The hearing came about after a federal defense attorney representing a Honduran woman, who was detained after crossing into the country illegally along with her minor child on May 21, was then sent to federal court for her criminal hearing and sentenced to time-served. But by the time she was sent back to the immigration detention center, her 16-year-old daughter had been taken to a local detention center for children.

That woman — Damaris Margolin Hernandez-Chacon De Figueroa — who has since requested asylum based on a credible threat claim — was sent to a detention center in Washington state pending the outcome of her request. Her daughter, meanwhile, is being housed somewhere in the Rio Grande Valley.

“I was under the impression that generally, the defendants in time-served situations were being reunited with family members, at least up until the point they might thereafter request some kind of immigration relief, which then may result in some different determination,” Ormsby said.

U.S. Attorney General Jeff Sessions in an April memo compelled government prosecutors to employ a “zero-tolerance” approach to cases involving illegal entry into the U.S.

In that memo, released on April 6, Sessions urged prosecutors working along the U.S.-Mexico border to have a zero tolerance policy with regard to these cases — leading to an inundation of illegal entry cases for federal public defenders, who already contend with higher volume cases when compared to the national average.

The policy Sessions is pushing for is directed at each U.S. Attorney’s Office along the southwest border. Under the zero tolerance policy, anyone who crosses the border illegally is now referred for criminal prosecution.

After the parent is transferred to federal court, the child is then determined to be unaccompanied, requiring Border Patrol to transfer said child to the custody of the Department of Health and Human Services within 72 hours.

Kyle Blair Welch, representing the federal public defender’s office, said the court had found the main issue his office has been dealing with regarding the transferring of minor children to the Office of Refugee Resettlement.

“After determining that such child is an unaccompanied alien child — that’s when ORR should be notified, after that determination is made, and the court mentioned that’s not until the decision is made to prosecute,” Welch said. “It seems to me like the case could be made the child does not become unaccompanied until the parent is taken from the facility and brought over to the courthouse. I think that ORR should not be notified until the parent is brought over to the courthouse.”

Welch said after speaking with government officials it’s clear they’re not tracking who is getting separated.

“My question is, well, are many of (the parents) being reunited with their children, or are a few, or most, and I’m being told that they just don’t track that at all. So we don’t know if that number was a few, or many, or what it is, and I guess the government doesn’t know either, I’m being told,” Welch told the court. “I do find it a little frustrating, that we can’t even be told if it’s a likely prospec, or not a likely prospect, whether 5 percent are being reunited at the facility, or 80 percent, or 50 percent. The response we get is that they’re just not tracking that — so it’s a little bit frustrating.”

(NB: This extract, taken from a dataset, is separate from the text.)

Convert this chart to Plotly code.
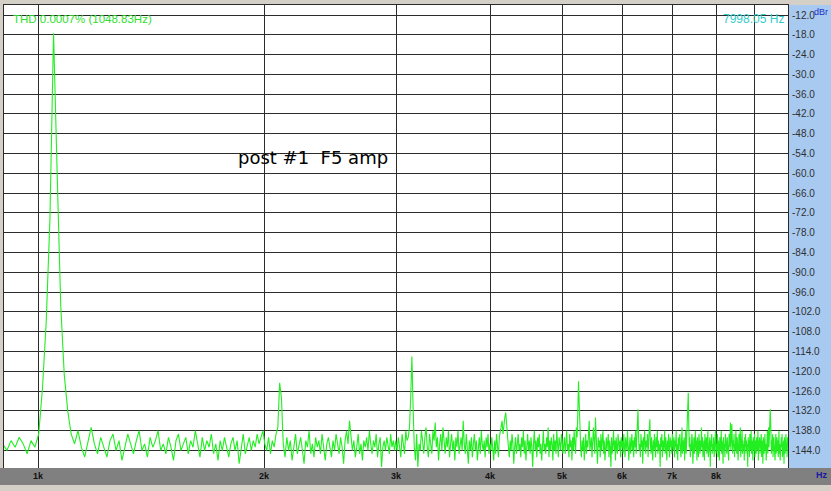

Earlier in the week, U.S. Rep. Beto O’Rourke, D-El Paso, met with Border Patrol and U.S. Customs and Border Protection officials at an immigration processing center.

O’Rourke, who also met with asylum seekers and other immigrants who were being processed that day, said he could not imagine the trauma that’s being inflicted upon these parents and their children.

O’Rourke, who’s challenging incumbent U.S. Sen. Ted Cruz, R-Texas, in November’s general election, said he was prepared to go back to Washington to work on legislation that would put an end to family separations.

The El Paso congressman’s visit came after U.S. Sen. Jeff Merkley, D-Oregon, attempted to no avail to gain access to an immigration detention center in Brownsville, a Southwest Key Programs facility that previously served as a Walmart on Padre Island Highway.

Merkley visited the Valley to “check in” on the zero tolerance policy, which he called “morally bankrupt” in an interview after his trip here.

After being denied access, Merkley was soon asked to leave by officials at the facility.

James H. Sturgis, on behalf of the government asked for a formal order from the court.

“Is there a way that the government could get a proposed order that the court is considering so that we could research it, and brief it, and get back to the court on that — just so that there’s a clearer understanding,” Sturgis said.

Ormsby challenged the government to come up with a legal basis as to why he shouldn’t direct the government in these specific cases.

“Pretty often the court will require the government to make sure that someone gets their wallet back, and how much more significant is a person’s child or family member,” Ormsby said, noting that he’s seeking the government’s input.

Ormsby reiterated the limited scope of his orders or direction would pertain to those with time-served sentences, and not those facing other criminal offenses or with a prior criminal history, and would not direct the government after the defendant was no longer under the court’s jurisdiction.

“If it takes some additional resources to carry out something like that — already there are some tremendous resources that are being invested by both the government as well as the court in handling these (cases),” the magistrate judge said. “If we need to invest some resources to put people in a better situation, as far as being more compassionate and more cognizant of these family situations, then I think that’s probably a resource well spent.”

Representatives for the government and federal public defender’s office are expected to meet with Ormsby Thursday afternoon, when he could make a decision on the order.